A colourful medieval manuscript that depicts the story of Alexander the Great is now available online from the National Library of Wales’s website.
Peniarth 481D, one of the most elaborately decorated medieval manuscripts in the Library, has survived in its original binding. The popular medieval legendary account of the life of Alexander the Great was an ideal text for the illustrator, and the text is also lavishly decorated with borders and gilded initials. The manuscript was written on parchment in the late 15th century. The manuscript is in two parts, and it is likely that both parts were bound together as one volume from the outset, probably in England.
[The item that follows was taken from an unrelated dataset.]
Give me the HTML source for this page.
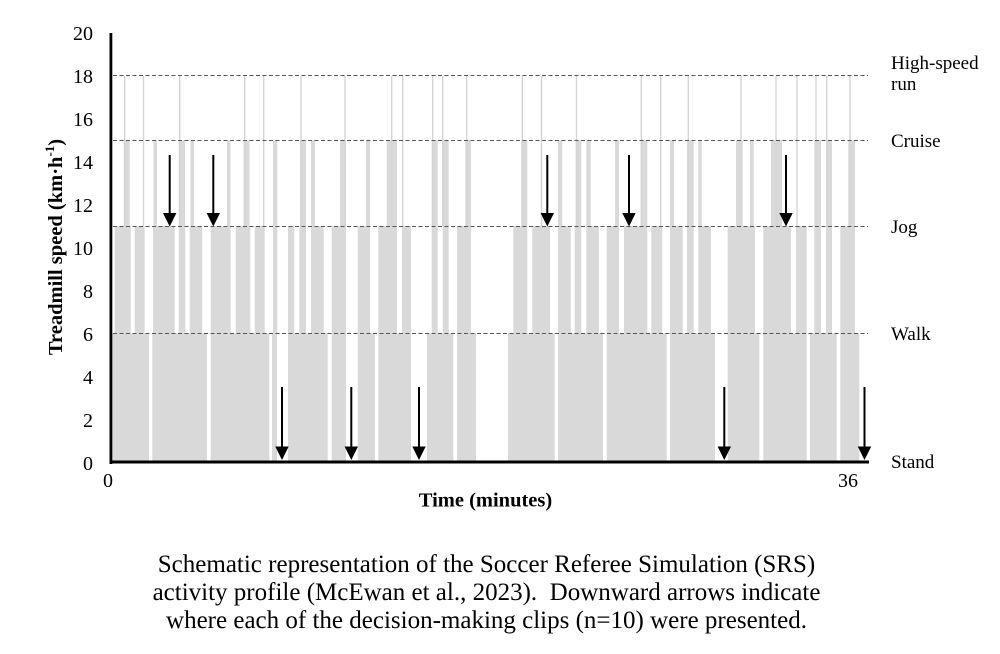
<!DOCTYPE html>
<html><head><meta charset="utf-8"><style>
html,body{margin:0;padding:0;background:#fff;}
svg{display:block;}
</style></head><body>
<svg width="1000" height="654" viewBox="0 0 1000 654" xmlns="http://www.w3.org/2000/svg">
<rect width="1000" height="654" fill="#fff"/>
<g fill="#d9d9d9">
<!-- band 0-6 -->
<g transform="translate(0,333.3)">
<rect x="112" width="37" y="0" height="128.7"/>
<rect x="152.3" width="54.7" y="0" height="128.7"/>
<rect x="210.7" width="58.6" y="0" height="128.7"/>
<rect x="272" width="5" y="0" height="128.7"/>
<rect x="288" width="39.7" y="0" height="128.7"/>
<rect x="331.7" width="14.3" y="0" height="128.7"/>
<rect x="357.7" width="17.3" y="0" height="128.7"/>
<rect x="378.3" width="32.7" y="0" height="128.7"/>
<rect x="427" width="26.3" y="0" height="128.7"/>
<rect x="457" width="19" y="0" height="128.7"/>
<rect x="508" width="46.7" y="0" height="128.7"/>
<rect x="558" width="45" y="0" height="128.7"/>
<rect x="606.7" width="60" y="0" height="128.7"/>
<rect x="670" width="45" y="0" height="128.7"/>
<rect x="727.7" width="31.6" y="0" height="128.7"/>
<rect x="763.3" width="43.4" y="0" height="128.7"/>
<rect x="810" width="26.7" y="0" height="128.7"/>
<rect x="840.3" width="19" y="0" height="128.7"/>
</g>
<!-- band 6-11 -->
<g transform="translate(0,226.1)">
<rect x="114.7" width="16" y="0" height="107.5"/>
<rect x="134.7" width="10" y="0" height="107.5"/>
<rect x="153" width="21.7" y="0" height="107.5"/>
<rect x="178.7" width="6.6" y="0" height="107.5"/>
<rect x="189.7" width="12.6" y="0" height="107.5"/>
<rect x="210.7" width="20" y="0" height="107.5"/>
<rect x="235.7" width="14.6" y="0" height="107.5"/>
<rect x="254.7" width="10" y="0" height="107.5"/>
<rect x="273" width="4.3" y="0" height="107.5"/>
<rect x="288" width="6.3" y="0" height="107.5"/>
<rect x="299.3" width="6.7" y="0" height="107.5"/>
<rect x="311" width="12.7" y="0" height="107.5"/>
<rect x="331.7" width="14.3" y="0" height="107.5"/>
<rect x="357.7" width="12.3" y="0" height="107.5"/>
<rect x="378.3" width="18.7" y="0" height="107.5"/>
<rect x="402" width="9" y="0" height="107.5"/>
<rect x="431.7" width="6" y="0" height="107.5"/>
<rect x="442.7" width="6" y="0" height="107.5"/>
<rect x="457" width="14" y="0" height="107.5"/>
<rect x="513.3" width="14" y="0" height="107.5"/>
<rect x="532.3" width="17.7" y="0" height="107.5"/>
<rect x="558" width="12.7" y="0" height="107.5"/>
<rect x="574.7" width="6.6" y="0" height="107.5"/>
<rect x="586.3" width="12.7" y="0" height="107.5"/>
<rect x="606.7" width="12.3" y="0" height="107.5"/>
<rect x="624" width="23.3" y="0" height="107.5"/>
<rect x="651.3" width="11" y="0" height="107.5"/>
<rect x="670" width="12.7" y="0" height="107.5"/>
<rect x="687" width="6.7" y="0" height="107.5"/>
<rect x="698.3" width="12.7" y="0" height="107.5"/>
<rect x="727.7" width="27.3" y="0" height="107.5"/>
<rect x="763.3" width="27.7" y="0" height="107.5"/>
<rect x="796" width="10.7" y="0" height="107.5"/>
<rect x="814.3" width="6.7" y="0" height="107.5"/>
<rect x="826" width="6" y="0" height="107.5"/>
<rect x="840.3" width="14.7" y="0" height="107.5"/>
</g>
<!-- band 11-15 -->
<g transform="translate(0,140.3)">
<rect x="123.7" width="6" y="0" height="86"/>
<rect x="153.5" width="3.5" y="0" height="86"/>
<rect x="178.7" width="6.3" y="0" height="86"/>
<rect x="190.5" width="3.5" y="0" height="86"/>
<rect x="227" width="3.5" y="0" height="86"/>
<rect x="243.5" width="6" y="0" height="86"/>
<rect x="273" width="4.3" y="0" height="86"/>
<rect x="300" width="6" y="0" height="86"/>
<rect x="311" width="4" y="0" height="86"/>
<rect x="340" width="6" y="0" height="86"/>
<rect x="366" width="4" y="0" height="86"/>
<rect x="386.7" width="10.3" y="0" height="86"/>
<rect x="431.7" width="6" y="0" height="86"/>
<rect x="442.7" width="6" y="0" height="86"/>
<rect x="465.3" width="5.7" y="0" height="86"/>
<rect x="521.3" width="6" y="0" height="86"/>
<rect x="558" width="4.3" y="0" height="86"/>
<rect x="575.7" width="5.6" y="0" height="86"/>
<rect x="586.3" width="4.4" y="0" height="86"/>
<rect x="615" width="4" y="0" height="86"/>
<rect x="640.7" width="6.6" y="0" height="86"/>
<rect x="670" width="4" y="0" height="86"/>
<rect x="687" width="6.7" y="0" height="86"/>
<rect x="698.3" width="3.4" y="0" height="86"/>
<rect x="736" width="6.7" y="0" height="86"/>
<rect x="750" width="3.7" y="0" height="86"/>
<rect x="771" width="11" y="0" height="86"/>
<rect x="814.3" width="6.7" y="0" height="86"/>
<rect x="826" width="6" y="0" height="86"/>
<rect x="848.3" width="6.7" y="0" height="86"/>
</g>
</g>
<!-- spikes to 18 -->
<g stroke="#d4d4d4" stroke-width="1.4">
<line x1="124.7" y1="76" x2="124.7" y2="226"/>
<line x1="143.5" y1="76" x2="143.5" y2="226"/>
<line x1="179.7" y1="76" x2="179.7" y2="226"/>
<line x1="244.7" y1="76" x2="244.7" y2="226"/>
<line x1="263.7" y1="76" x2="263.7" y2="226"/>
<line x1="301" y1="76" x2="301" y2="226"/>
<line x1="345" y1="76" x2="345" y2="226"/>
<line x1="391.7" y1="76" x2="391.7" y2="226"/>
<line x1="402.7" y1="76" x2="402.7" y2="226"/>
<line x1="432.7" y1="76" x2="432.7" y2="226"/>
<line x1="442.7" y1="76" x2="442.7" y2="226"/>
<line x1="466.7" y1="76" x2="466.7" y2="226"/>
<line x1="522.3" y1="76" x2="522.3" y2="226"/>
<line x1="541.5" y1="76" x2="541.5" y2="226"/>
<line x1="576.5" y1="76" x2="576.5" y2="226"/>
<line x1="641.3" y1="76" x2="641.3" y2="226"/>
<line x1="660.7" y1="76" x2="660.7" y2="226"/>
<line x1="688.3" y1="76" x2="688.3" y2="226"/>
<line x1="741" y1="76" x2="741" y2="226"/>
<line x1="776" y1="76" x2="776" y2="226"/>
<line x1="797" y1="76" x2="797" y2="226"/>
<line x1="816" y1="76" x2="816" y2="226"/>
<line x1="826.7" y1="76" x2="826.7" y2="226"/>
<line x1="850" y1="76" x2="850" y2="226"/>
</g>
<!-- dashed level lines -->
<g stroke="#555" stroke-width="1" stroke-dasharray="4 2.5">
<line x1="113" y1="75.5" x2="868" y2="75.5"/>
<line x1="113" y1="140.5" x2="868" y2="140.5"/>
<line x1="113" y1="226.5" x2="868" y2="226.5"/>
<line x1="113" y1="333.5" x2="868" y2="333.5"/>
</g>
<!-- axes -->
<rect x="109.5" y="33" width="2.8" height="431" fill="#000"/>
<rect x="109.5" y="460.5" width="759.5" height="3" fill="#000"/>
<!-- arrows -->
<g fill="#000">
<g>
<rect x="168.7" y="155" width="2" height="60"/><polygon points="163,213 176.4,213 169.7,226.5"/>
<rect x="212.3" y="155" width="2" height="60"/><polygon points="206.6,213 220,213 213.3,226.5"/>
<rect x="546.3" y="155" width="2" height="60"/><polygon points="540.6,213 554,213 547.3,226.5"/>
<rect x="628" y="155" width="2" height="60"/><polygon points="622.3,213 635.7,213 629,226.5"/>
<rect x="785" y="155" width="2" height="60"/><polygon points="779.3,213 792.7,213 786,226.5"/>
</g>
<g>
<rect x="281" y="387" width="2" height="61"/><polygon points="275.3,446.5 288.7,446.5 282,460"/>
<rect x="350.3" y="387" width="2" height="61"/><polygon points="344.6,446.5 358,446.5 351.3,460"/>
<rect x="418" y="387" width="2" height="61"/><polygon points="412.3,446.5 425.7,446.5 419,460"/>
<rect x="723.3" y="387" width="2" height="61"/><polygon points="717.6,446.5 731,446.5 724.3,460"/>
<rect x="863.5" y="387" width="2" height="61"/><polygon points="857.8,446.5 871.2,446.5 864.5,460"/>
</g>
</g>
<!-- y tick labels -->
<g font-family="Liberation Serif, Times New Roman, serif" font-size="20" fill="#000" text-anchor="end">
<text x="93" y="40">20</text>
<text x="93" y="83">18</text>
<text x="93" y="126">16</text>
<text x="93" y="169">14</text>
<text x="93" y="212">12</text>
<text x="93" y="255">10</text>
<text x="93" y="298">8</text>
<text x="93" y="341">6</text>
<text x="93" y="384">4</text>
<text x="93" y="427">2</text>
<text x="93" y="470">0</text>
</g>
<!-- x tick labels -->
<g font-family="Liberation Serif, Times New Roman, serif" font-size="20" fill="#000" text-anchor="middle">
<text x="108" y="487">0</text>
<text x="848" y="487">36</text>
</g>
<!-- right labels -->
<g font-family="Liberation Serif, Times New Roman, serif" font-size="19" fill="#000">
<text x="891" y="69">High-speed</text>
<text x="891" y="90">run</text>
<text x="891" y="147">Cruise</text>
<text x="891" y="233">Jog</text>
<text x="891" y="340">Walk</text>
<text x="891" y="468">Stand</text>
</g>
<!-- axis titles -->
<text x="485.5" y="506.5" font-family="Liberation Serif, Times New Roman, serif" font-size="20.5" font-weight="bold" text-anchor="middle">Time (minutes)</text>
<text transform="translate(62,247) rotate(-90)" x="0" y="0" font-family="Liberation Serif, Times New Roman, serif" font-size="20.5" font-weight="bold" text-anchor="middle">Treadmill speed (km·h<tspan font-size="13" dy="-8">-1</tspan><tspan dy="8">)</tspan></text>
<!-- caption -->
<g font-family="Liberation Serif, Times New Roman, serif" font-size="25" fill="#000" text-anchor="middle">
<text x="486.5" y="572">Schematic representation of the Soccer Referee Simulation (SRS)</text>
<text x="486.5" y="600">activity profile (McEwan et al., 2023).&#160; Downward arrows indicate</text>
<text x="486.5" y="628">where each of the decision-making clips (n=10) were presented.</text>
</g>
</svg>
</body></html>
The first part of the manuscript was written by an English scribe and illustrated by a Flemish artist and is one of dozens of manuscripts from Wales and the continent, which can be enjoyed on the National Library’s Digital Mirror website. It contains two texts:
The popular Latin textbook of proverbial advice called Disticha Catonis (‘The Distichs of Cato’), with Benedict Burgh’s Middle English paraphrase in rhyme royal interposed; the Latin text of Historia de preliis Alexandri Magni (‘The History of Alexander’s Battles’,), based on a 10th century translation into Latin by Leo of Naples of a Greek text.
The first part of the manuscript is illustrated with 30 miniatures in a Flemish style. Four miniatures, mainly of author and translator, illustrate the Disticha Catonis, whilst the Historia de preliis has 26, several subdivided to give a total of 47 subjects.
The second part of the manuscript was written and illuminated in the German city of Cologne. It contains John of Hildesheim’s 14th century Historia trium Regum (‘History of the Three Kings’), accounting for the presence in Cologne of the relics of the Magi mentioned in Matthew’s Gospel.
This is one of a few medieval manuscripts at the National Library of Wales to retain its original binding. It is bound in wooden boards, covered with crimson velvet, and retains brass bosses, corner pieces and pins and fastenings for thongs. It was probably bound in England in the late 15th century.